In a post on his Truth Social platform on Thursday, Trump dismissed the 2010 accord as a “badly negotiated deal,” arguing it had been “grossly violated” after Russia suspended on-site inspections in 2023, and said that rather than extending New START, Washington should pursue a new, modernised treaty. The treaty’s expiration removes limits of 1,550 deployed warheads and 700 delivery systems, prompting warnings from arms control advocates that both sides could rapidly expand their nuclear forces.
While Trump has reiterated interest in a trilateral agreement including China, Beijing whose arsenal is estimated at around 600 warheads compared with more than 4,000 each for the U.S. and Russia has repeatedly declined to participate.

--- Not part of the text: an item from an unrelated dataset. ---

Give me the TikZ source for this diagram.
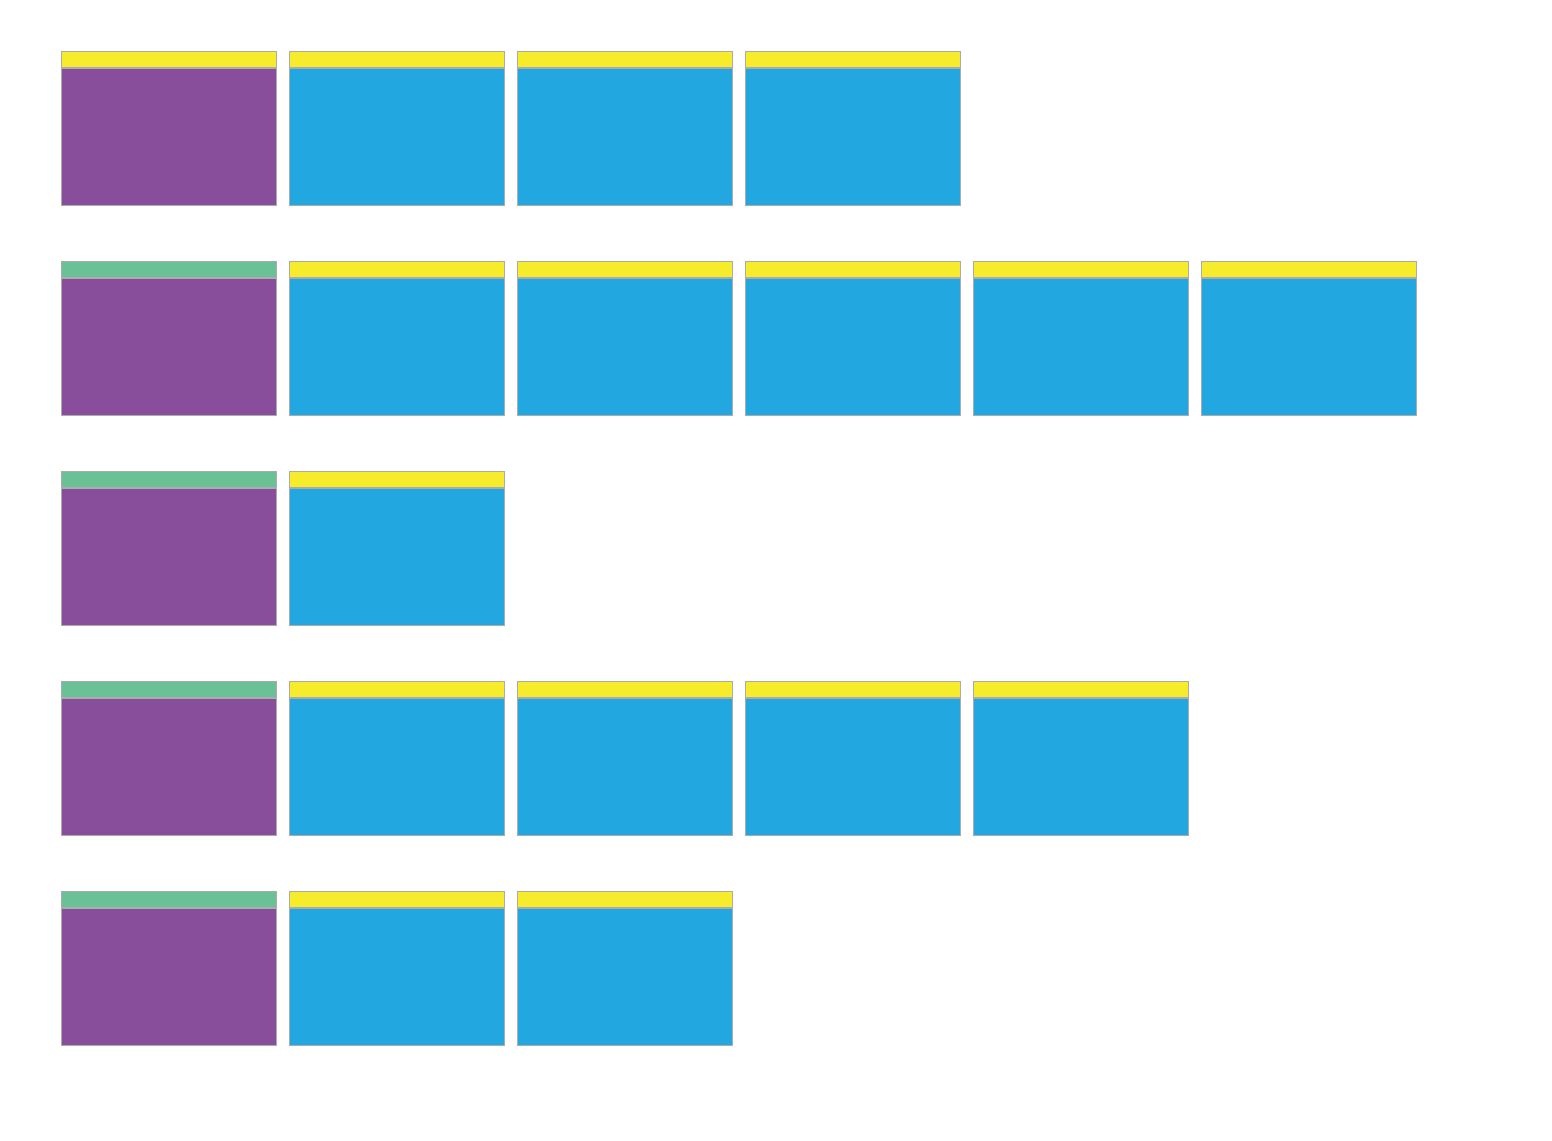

Moscow responded with regret, with Russia’s foreign ministry warning it could take “decisive military-technical countermeasures” if the U.S. begins reloading warheads onto intercontinental ballistic missiles.
The United Nations has urged renewed dialogue, cautioning that the loss of transparency and verification mechanisms increases the risk of miscalculation, while Ukraine described the treaty’s collapse as a result of Russian nuclear blackmail.
The White House said the U.S. remains open to constructive talks, but analysts warn that without a formal framework, both powers may revert to worst-case planning, raising the prospect of the largest nuclear buildup since the 1980s.